|Abstract or Summary
- Part 1: A Diels-Alder Approach to the Synthesis of Novel Analogues of the Natural
Due to the prevalence of biaryl motifs in natural product synthesis, the Carter
research group has been exploring the utility of a Diels-Alder approach to biaryl
synthesis. The Diels-Alder approach involves a [4+2] cycloaddition between an
acetylene dienophile and a cyclohexadiene, followed by subsequent [4+2]
cycloreversion. This method of biaryl synthesis introduces numerous advantages
compared to the traditional metal-mediated biaryl synthesis procedures, including a lack
of environmentally hazardous transition metals.
The Diels-Alder approach has been used by the Carter group to synthesize the
natural product siamenol. This carbazole alkaloid, isolated from the Murraya siamensis
shrub, has been found to possess moderate activity in the inhibition of the human
immunodeficiency virus (HIV). Previously, synthesis of siamenol had been based on the
traditional metal-mediated cross-coupling approach.
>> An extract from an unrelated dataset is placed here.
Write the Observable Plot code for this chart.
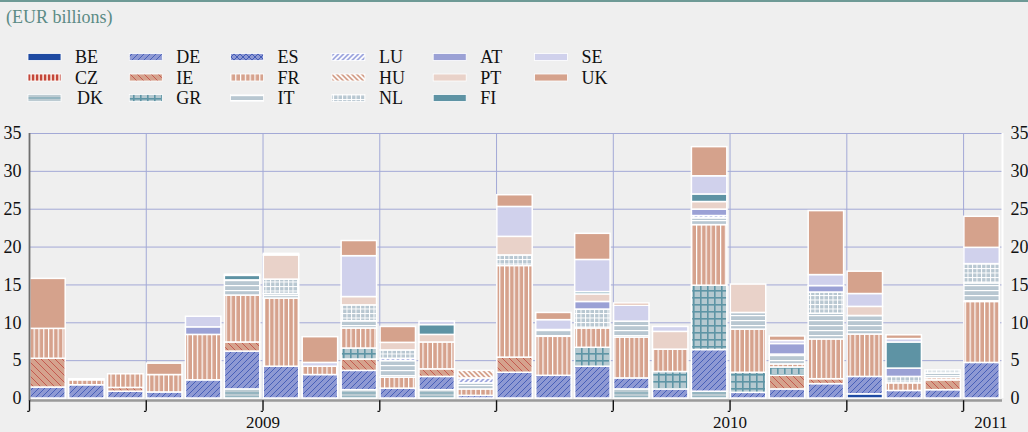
<!DOCTYPE html>
<html><head><meta charset="utf-8">
<script src="https://cdn.jsdelivr.net/npm/d3@7"></script>
<script src="https://cdn.jsdelivr.net/npm/@observablehq/plot@0.6"></script>
<style>
html,body{margin:0;padding:0;background:#efefef;}
body{width:1028px;height:432px;overflow:hidden;font-family:"Liberation Serif","Times New Roman",serif;}
#defs{position:absolute;left:0;top:0;width:0;height:0;}
#head svg,#chart svg{display:block;}
</style></head><body>
<svg id="defs" width="0" height="0"><defs id="pats"></defs></svg>
<div id="head"></div>
<div id="chart"></div>
<script>
// ---- data (EUR billions), 25 periods ----
const countries = ["BE","CZ","DK","DE","IE","GR","ES","FR","IT","LU","HU","NL","AT","PT","FI","SE","UK"];
const BE = [0,0,0,0,0,0,0,0,0,0,0,0,0,0,0,0,0,0,0,0,0,0.55,0,0,0];
const CZ = [0,0,0,0,0,0,0,0,0,0,0,0,0,0,0,0,0,0,0,0,0,0,0,0,0];
const DK = [0,0,0,0,0,1.2,0,0,1.1,0,1.1,0,0,0,0,1.2,0,0.9,0,0,0,0,0,0,0];
const DE = [1.45,1.75,0.9,0.8,2.4,5.0,4.2,3.1,2.55,1.3,1.75,0.35,3.4,3.0,4.2,1.45,1.2,5.5,0.75,1.2,1.9,2.3,1.0,1.1,4.7];
const IE = [3.8,0,0.5,0,0,1.2,0,0,1.5,0,1.0,0,2.0,0,0,0,0,0,0,1.8,0.65,0,0,1.3,0];
const GR = [0,0,0,0,0,0,0,0,1.45,0,0,0,0,0,2.5,0,2.3,8.5,2.65,1.1,0,0,0,0,0];
const ES = [0,0,0,0,0,0,0,0,0,0,0,0,0,0,0,0,0,0,0,0,0,0,0,0,0];
const FR = [3.95,0.65,1.8,2.3,6.0,6.2,9.0,1.1,2.65,1.45,3.55,0.85,12.1,5.15,2.55,5.4,2.95,8.0,5.7,0.4,5.25,5.6,1.0,0.3,8.05];
const IT = [0,0,0,0,0,2.0,0.6,0,0.95,2.2,0,0.8,0,0.9,0,2.1,0,0.9,2.2,1.3,3.4,2.45,0,0.6,2.45];
const LU = [0,0,0,0,0,0,0,0,0,0.3,0,0.65,0,0,0,0,0,0.3,0,0,0,0,0,0,0];
const HU = [0,0,0,0,0,0,0,0,0,0,0,1.0,0,0,0,0,0,0,0,0,0,0,0,0,0];
const NL = [0,0,0,0,0,0,1.9,0,2.1,1.1,0,0,1.4,0,2.5,0,0,0,0,0,2.8,0,0.85,0.4,2.55];
const AT = [0,0,0,0,1.0,0,0,0,0,0,0,0,0,0,1.0,0,0,0.85,0,1.4,0.85,0,1.1,0,0];
const PT = [0,0,0,0,0,0,3.2,0,1.1,1.0,1.0,0,2.45,0,1.0,0,2.35,1.0,3.75,0,0,1.2,0,0,0];
const FI = [0,0,0,0,0,0.6,0,0,0,0,1.3,0,0,0,0.3,0,0,1.0,0,0,0,0,3.45,0,0];
const SE = [0,0.15,0,0,1.4,0.15,0.2,0.5,5.4,0,0.45,0,3.95,1.3,4.25,2.1,0.65,2.4,0,0.4,1.45,1.7,0.45,0,2.15];
const UK = [6.6,0,0,1.5,0,0,0,3.4,2.0,2.1,0,0,1.55,0.95,3.45,0.3,0,3.85,0,0.6,8.45,2.95,0.5,0,4.1];
const yTicks = [0,5,10,15,20,25,30,35];
const xTicks = [0,3,6,9,12,15,18,21,24];
const xGrid = [3,6,9,12,15,18,21,24];
const yearLabels = ["2009","2010","2011"];
const yearPos = [6,18,24.7];

const series = {BE,CZ,DK,DE,IE,GR,ES,FR,IT,LU,HU,NL,AT,PT,FI,SE,UK};
const nBars = DE.length;
const data = [];
for (let i = 0; i < nBars; i++) for (const c of countries) {
  const v = series[c][i];
  if (v > 0) data.push({i, country: c, value: v});
}

// ---- patterns ----
const defs = d3.select("#pats");
function pat(id, w, h, bg, draw) {
  const p = defs.append("pattern").attr("id", "p-" + id).attr("patternUnits", "userSpaceOnUse")
    .attr("width", w).attr("height", h);
  p.append("rect").attr("width", w).attr("height", h).attr("fill", bg);
  if (draw) draw(p);
}
const solid = (id, c) => pat(id, 4, 4, c);
solid("BE", "#1e4aa2");
solid("AT", "#9ba1d5");
solid("SE", "#d0d1ec");
solid("PT", "#e9d2c9");
solid("UK", "#d5a28c");
solid("FI", "#5e93a4");
pat("DE", 6, 6, "#8e99d3", p => p.append("path").attr("d", "M0,6L6,0M-1,1L1,-1M5,7L7,5").attr("stroke", "#4159b6").attr("stroke-width", 0.9));
pat("ES", 6, 6, "#8e99d3", p => p.append("path").attr("d", "M0,6L6,0M-1,1L1,-1M5,7L7,5M0,0L6,6M-1,5L1,7M5,-1L7,1").attr("stroke", "#3b55b3").attr("stroke-width", 0.9));
pat("LU", 5, 5, "#a1a9e0", p => p.append("path").attr("d", "M0,5L5,0M-1,1L1,-1M4,6L6,4").attr("stroke", "#fff").attr("stroke-width", 1.6));
pat("IE", 7, 7, "#d5a28d", p => p.append("path").attr("d", "M0,0L7,7M-1,6L1,8M6,-1L8,1").attr("stroke", "#c2514a").attr("stroke-width", 0.9));
pat("HU", 5, 5, "#d5a28d", p => p.append("path").attr("d", "M0,0L5,5M-1,4L1,6M4,-1L6,1").attr("stroke", "#fff").attr("stroke-width", 1.6));
pat("FR", 4.8, 6, "#d6a28d", p => p.append("rect").attr("x", 0).attr("width", 1.2).attr("height", 6).attr("fill", "#fff"));
pat("CZ", 4, 6, "#f3d6cc", p => p.append("rect").attr("x", 0).attr("width", 2.2).attr("height", 6).attr("fill", "#c4473a"));
pat("DK", 6, 4, "#bccbd2", p => p.append("rect").attr("y", 1.5).attr("width", 6).attr("height", 1).attr("fill", "#6f9fae"));
pat("GR", 7, 7, "#b5c9d0", p => { p.append("rect").attr("x", 0).attr("width", 1.6).attr("height", 7).attr("fill", "#5e95a5"); p.append("rect").attr("y", 0).attr("width", 7).attr("height", 1.6).attr("fill", "#5e95a5"); });
pat("IT", 6, 5, "#b8c7d1", p => p.append("rect").attr("y", 0).attr("width", 6).attr("height", 1.2).attr("fill", "#fff"));
pat("NL", 4.5, 4.5, "#b8c7d1", p => { p.append("rect").attr("x", 0).attr("width", 1).attr("height", 4.5).attr("fill", "#fff"); p.append("rect").attr("y", 0).attr("width", 4.5).attr("height", 1).attr("fill", "#fff"); });

// ---- header: title + legend ----
const head = d3.select("#head").append("svg").attr("width", 1028).attr("height", 115)
  .style("font-family", "'Liberation Serif','Times New Roman',serif");
head.append("rect").attr("x", 0).attr("y", 0).attr("width", 1028).attr("height", 2).attr("fill", "#6e9a96");
head.append("text").attr("x", 6).attr("y", 23).attr("font-size", 18).attr("fill", "#5b8b85").text("(EUR billions)");
const rowsY = [57, 77.5, 98];
countries.forEach((c, k) => {
  const col = Math.floor(k / 3), row = k % 3;
  const x0 = 28 + col * 101.3, yc = rowsY[row];
  head.append("rect").attr("x", x0).attr("y", yc - 3.5).attr("width", 33).attr("height", 7)
    .attr("fill", `url(#p-${c})`).attr("stroke", "#fff").attr("stroke-width", 0.8);
  head.append("text").attr("x", 75 + col * 101.3 + (c === "DK" ? 2 : 0)).attr("y", yc).attr("dy", "0.35em")
    .attr("font-size", 18).attr("fill", "#111").text(c);
});

// ---- chart ----
const grid = "#a3a9d6";
const chart = Plot.plot({
  width: 1028, height: 317,
  marginTop: 18, marginBottom: 34, marginLeft: 29, marginRight: 26,
  x: {domain: [0, nBars], axis: null},
  y: {domain: [0, 35], axis: null, label: null},
  color: {type: "identity"},
  style: {background: "transparent", fontFamily: "'Liberation Serif','Times New Roman',serif", fontSize: "18px", color: "#111", overflow: "visible"},
  marks: [
    Plot.ruleY(yTicks.filter(d => d > 0), {stroke: grid, strokeWidth: 1}),
    Plot.ruleX(xGrid, {y1: 0, y2: 35, stroke: grid, strokeWidth: 1}),
    Plot.rectY(data, {
      x: "i", x1: d => d.i + 0.02, x2: d => d.i + 0.93, y: "value",
      fill: d => `url(#p-${d.country})`, stroke: "#fff", strokeWidth: 1.5
    }),
    Plot.ruleY([0], {stroke: "#9a9a9a", strokeWidth: 2.5, dy: 2}),
    Plot.ruleX([0], {y1: -0.35, y2: 35, stroke: "#6f6f6f", strokeWidth: 1.8}),
    Plot.ruleX([nBars], {y1: 0, y2: 35, stroke: "#fff", strokeWidth: 2}),
    Plot.ruleX(xTicks, {y1: -0.3, y2: -1.7, stroke: "#111", strokeWidth: 1.4}),
    Plot.link(xTicks, {x1: d => d - 0.06, x2: d => d, y1: () => -1.7, y2: () => -1.7, stroke: "#111", strokeWidth: 1.2}),
    Plot.axisY({anchor: "left", ticks: yTicks, tickSize: 0, tickPadding: 8, label: null, fill: "#111"}),
    Plot.axisY({anchor: "right", ticks: yTicks, tickSize: 0, tickPadding: 8, label: null, fill: "#111"}),
    Plot.text(yearLabels, {x: (d, i) => yearPos[i], y: () => -3.2, text: d => d, fill: "#111", fontSize: 17})
  ]
});
document.getElementById("chart").appendChild(chart);
</script>
</body></html>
Based on this initial synthesis, a
series of novel analogues of siamenol have been synthesized using the Diels-Alder
approach to biaryl synthesis. This project focuses on the synthesis of four such
analogues of siamenol.
Part 2: Advances in Proline-Based Enantioselective Organocatalysis and its Application
to a Novel Synthesis of the Natural Product Aconitine
Organocatalysis, while not a novel concept, has made significant strides in the
last decade with the advent of improved methods of enantioselective organocatalysis.
Particular advances have been made in the use of proline-based organocatalysts in
catalyzing such reactions as aldol, Mannich and Michael reactions in a highly
enantioselective fashion. The Carter Group has utilized Hua Cat, a proline-based
sulfonamide, to catalyze a series of [2.2.2] bicyclizations based on a Mannich reactionrelated
mechanism. This approach has been utilized to form a precursor to the natural
product aconitine, a known analgesic and antipyretic. The key [2.2.2] bicyclization step
proceeded in a high-concentration (1.0 M), room temperature reaction that produced the
target [2.2.2] octane with a 57% yield and 99% e.e. Further considerations toward the
synthesis of aconitine are also discussed.